Step 3: Comparing at the first differing index
At index $m$, define
$$ L = {j < m : c_j = c_m - 1}, \quad L' = {j < m : c'_j = c'_m - 1}. $$
The parent values are
$$ p_m = \max L, \quad p'_m = \max L'. $$
We analyze how $L$ and $L'$ relate when $c_m \ne c'_m$, while prefixes remain identical.
There are two cases.
Case 1: $c_m < c'_m$
Then
$$ c_m - 1 < c'_m - 1. $$
So $L$ selects nodes at a strictly lower level threshold than $L'$. Since the prefix up to $m-1$ is fixed, every node of level $c'_m - 1$ is also a node of some higher level, but not vice versa.

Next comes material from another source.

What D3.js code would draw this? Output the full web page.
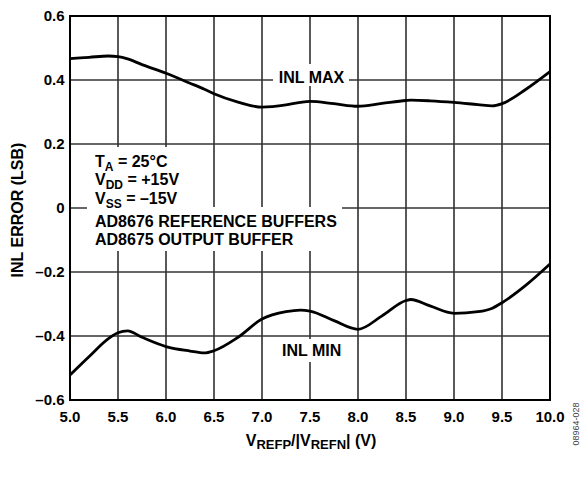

Thus:
$$ L' \subseteq {j < m : c_j \ge c_m}, \quad \text{while } L \text{ includes all nodes of level } c_m - 1. $$
In particular, the most recent occurrence of level $c_m - 1$ appears no later than the most recent occurrence of level $c'_m - 1$. Therefore,
$$ \max L < \max L', \quad \Rightarrow \quad p_m < p'_m. $$
Case 2: $c_m > c'_m$
The same argument with roles reversed yields
$$ p_m > p'_m. $$
Step 4: First difference is preserved
We have shown:
- For all $k < m$, $p_k = p'_k$,
- At $m$, $c_m < c'_m \iff p_m < p'_m$.
Thus the first index where the sequences differ is the same for both $c$ and $p$, and the inequality direction is preserved.
Hence the lexicographic order is identical:
$$ (c_1,\dots,c_n) \le_{\mathrm{lex}} (c'_1,\dots,c'n) \iff (p_1,\dots,p_n) \le{\mathrm{lex}} (p'_1,\dots,p'_n). $$
Final conclusion
Part (a): every valid forest is determined by a cutoff $t$, giving exactly $n$ forests.
Part (b): the parent sequence is a prefix-deterministic monotone transform of the level sequence, preserving the first point of divergence and its direction, hence preserving lexicographic order exactly.